Hormones were a huge contributor to the difficulty in my marriage. Another big thing that's important to recognize is that the kind love for your child and love for your husband aren't the same. They don't come in the same way. It's a whole different package. The love you have for your child is instant and comes naturally. They are a piece of you. I remember just staring at my daughter and sobbing because I didn't know what to do with such strong feelings of love! You have instincts to love and protect your children. It's easy to shift our love to our child, or focus more on our child than on our marriage. 

However, I've learned in these last eighteen months of being a mother that loving my husband and being quick to forgive him is one of the best things I can do for my child. She deserves to be brought up in a kind, loving home with parents who show her a good example of the blessing of marriage. I want her to feel that her home is a sanctuary and not a place of tension. It's hard, but it's attainable.


Having our first baby didn't make our marriage into a fairy tale. It made it a whole lot more work; but you know what? We made it! And we are all better because of it. Our relationship is stronger, our love is deeper.

So, if you have your first baby and you think your marriage is going to hell in a hand basket, hang in there. With the appropriate amount of love, respect, and forgiveness, it can be all kinds of amazing.

4 comments:

Unknown said...

Amen. Seriously, babies can make you feel like you want to strangle your spouse ha ha. We had a really hard time, but we are stronger because of it! Great post!

Katie said...

Alexis is awesome!

I remember during one particularly sleepless night, I looked over at Tim, sleeping soundly, and wanted to punch him in the face. Thankfully, I restrained myself ;) (That would have been a rude awakening!)

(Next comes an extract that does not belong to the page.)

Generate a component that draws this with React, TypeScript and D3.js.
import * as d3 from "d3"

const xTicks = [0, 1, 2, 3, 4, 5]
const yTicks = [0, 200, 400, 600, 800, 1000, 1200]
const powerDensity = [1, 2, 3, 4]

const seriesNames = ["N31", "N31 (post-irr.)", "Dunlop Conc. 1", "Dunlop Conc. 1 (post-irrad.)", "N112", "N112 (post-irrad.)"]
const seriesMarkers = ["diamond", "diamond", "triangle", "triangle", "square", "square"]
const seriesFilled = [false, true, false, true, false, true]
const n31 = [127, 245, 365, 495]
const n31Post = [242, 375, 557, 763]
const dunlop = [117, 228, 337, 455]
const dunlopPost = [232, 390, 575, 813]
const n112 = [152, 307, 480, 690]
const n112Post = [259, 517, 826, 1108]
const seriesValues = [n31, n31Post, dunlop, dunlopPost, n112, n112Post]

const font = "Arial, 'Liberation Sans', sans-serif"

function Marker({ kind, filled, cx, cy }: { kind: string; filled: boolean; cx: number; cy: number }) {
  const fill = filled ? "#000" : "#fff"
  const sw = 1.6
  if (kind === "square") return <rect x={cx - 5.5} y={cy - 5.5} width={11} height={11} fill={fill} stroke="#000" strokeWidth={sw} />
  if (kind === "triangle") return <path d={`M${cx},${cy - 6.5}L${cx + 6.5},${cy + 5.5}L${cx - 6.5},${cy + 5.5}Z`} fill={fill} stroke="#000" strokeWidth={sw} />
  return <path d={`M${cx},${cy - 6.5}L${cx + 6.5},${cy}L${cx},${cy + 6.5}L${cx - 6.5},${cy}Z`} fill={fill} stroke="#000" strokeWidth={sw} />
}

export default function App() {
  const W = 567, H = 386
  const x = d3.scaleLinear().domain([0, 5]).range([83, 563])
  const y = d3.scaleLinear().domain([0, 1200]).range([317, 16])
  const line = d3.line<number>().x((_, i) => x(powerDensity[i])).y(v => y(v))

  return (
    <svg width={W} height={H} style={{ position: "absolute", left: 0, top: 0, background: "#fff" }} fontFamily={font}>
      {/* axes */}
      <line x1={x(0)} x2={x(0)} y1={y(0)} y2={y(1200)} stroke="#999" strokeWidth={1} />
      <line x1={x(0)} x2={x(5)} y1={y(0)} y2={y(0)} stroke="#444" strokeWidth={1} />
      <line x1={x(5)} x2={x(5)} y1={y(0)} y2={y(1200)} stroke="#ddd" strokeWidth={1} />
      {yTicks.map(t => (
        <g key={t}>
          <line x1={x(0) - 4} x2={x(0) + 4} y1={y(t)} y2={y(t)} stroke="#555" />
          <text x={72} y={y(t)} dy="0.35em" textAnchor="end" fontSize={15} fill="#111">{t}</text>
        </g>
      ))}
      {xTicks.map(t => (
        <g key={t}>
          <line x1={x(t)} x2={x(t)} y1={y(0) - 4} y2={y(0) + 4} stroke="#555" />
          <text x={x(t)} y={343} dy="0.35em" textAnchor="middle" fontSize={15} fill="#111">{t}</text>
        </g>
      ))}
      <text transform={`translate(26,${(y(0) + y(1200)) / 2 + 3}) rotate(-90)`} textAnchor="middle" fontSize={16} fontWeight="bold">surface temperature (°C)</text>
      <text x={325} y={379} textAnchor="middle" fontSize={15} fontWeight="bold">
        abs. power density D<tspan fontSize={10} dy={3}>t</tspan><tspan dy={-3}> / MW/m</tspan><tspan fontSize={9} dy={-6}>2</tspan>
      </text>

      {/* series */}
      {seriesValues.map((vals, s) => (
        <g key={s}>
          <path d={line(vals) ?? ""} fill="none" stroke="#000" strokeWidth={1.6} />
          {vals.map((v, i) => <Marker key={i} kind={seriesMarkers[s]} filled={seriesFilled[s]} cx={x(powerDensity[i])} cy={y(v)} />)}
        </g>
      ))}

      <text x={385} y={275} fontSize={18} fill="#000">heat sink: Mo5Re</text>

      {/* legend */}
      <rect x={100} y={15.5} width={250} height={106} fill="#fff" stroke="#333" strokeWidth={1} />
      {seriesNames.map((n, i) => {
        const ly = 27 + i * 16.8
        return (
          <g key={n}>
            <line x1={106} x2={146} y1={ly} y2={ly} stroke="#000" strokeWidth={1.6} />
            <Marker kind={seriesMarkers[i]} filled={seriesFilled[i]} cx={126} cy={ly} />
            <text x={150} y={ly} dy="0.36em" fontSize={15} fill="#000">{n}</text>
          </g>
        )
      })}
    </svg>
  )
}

Elizabeth Kelsey Bradley said...

I had PPD too. So sorry you went through it! Happy to have found your blog, heading on over to read more about you and your family!

Sharlee said...

Just stopping by for the first time and I'm glad I read this post. The sleeping husband thing is something people warned me would set me off but I was certain that we would be different.. We would split parenting responsibilities equally. Not true. I am not sure it's actually even possible but my daughter is 6 months old and I think I am still fighting our situation because it's not how I expected it to be.